The concept of maintaining constant temperature is relatively new to emerging countries, creating challenges that excite the industry’s most innovative players.

David Appel Profile

In developed economies we take for granted that fresh, chilled and frozen foods have been properly maintained in a controlled environment from farm-to-fork. For example, the vast majority of bananas sold in the United States are imported from Central and South America in refrigerated containers, a journey that by sea alone typically takes 1-3 weeks. At Carrier Transicold, we work closely with banana growers and shippers to manage and extend the cold chain, so that desired ripeness levels are reached while the fruit is traveling over oceans and roads. 

In contrast, the concept of maintaining constant temperature is relatively new to emerging economies, where we see substantial challenges to building the cold chain, with many key elements lacking or underdeveloped. These include infrastructure, access to credit, advisory capacity for smallholder farms, coordination among participants, proper training to operate and maintain equipment, awareness of the link between food safety and the cold chain, low consumer demand and understanding about the advantages of refrigeration.  

These challenges can create a self-fulfilling prophecy in emerging economies, where lower overall quality of perishable foods is accepted as the norm, modern retail penetration is typically low, small family-owned stores and open-air markets are prevalent, and fruit and vegetable producers are often reluctant to invest in cold chain technology due to the seasonality of the business. All of these reasons work together to create an environment where the cold chain remains incomplete. 

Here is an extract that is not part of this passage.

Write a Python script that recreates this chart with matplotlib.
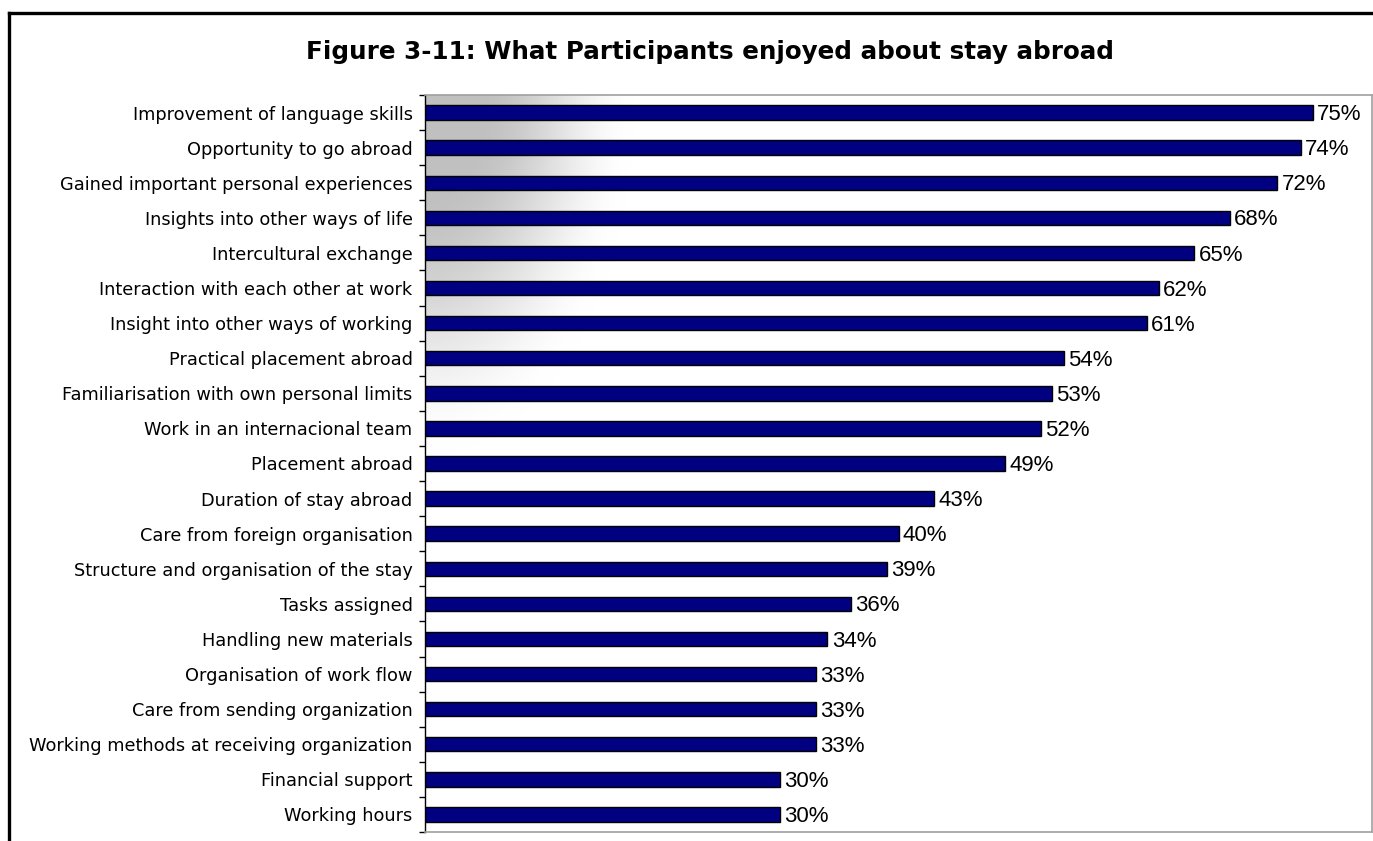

At the recent Carrier World Cold Chain Summit, we learned that Vietnam has a low application rate of cold chain-to-fresh food products, which is quite common in developing economies. With many providers and disconnected operating methods, breaks in the cold chain occur frequently. Unregulated supply chain providers often take shortcuts to save money, resulting in lower quality perishable foods. 

But emerging countries are not going to suddenly replicate the cold chain technologies used in developed countries. We need to understand and appreciate their challenges. What do they have, where do they have it, and how are they using it? Where are the gaps, and how can we demonstrate the benefits of reducing them? How should our products be adapted to suit local conditions, and how can we make them more affordable to take the focus off of short-term cost pressures versus investment for longer-term income through reduced food loss and improved food safety and quality? 

These are the challenges that truly excite us. We believe that through better collaboration with local participants, such as the agreement we recently signed with Vietnam’s Ministry of Agriculture and Rural Development (MARD), we can assist in proving the triple win of the sustainable cold chain as a means to increasing sales and profits, reducing food waste and the associated CO2 emissions, and feeding more people.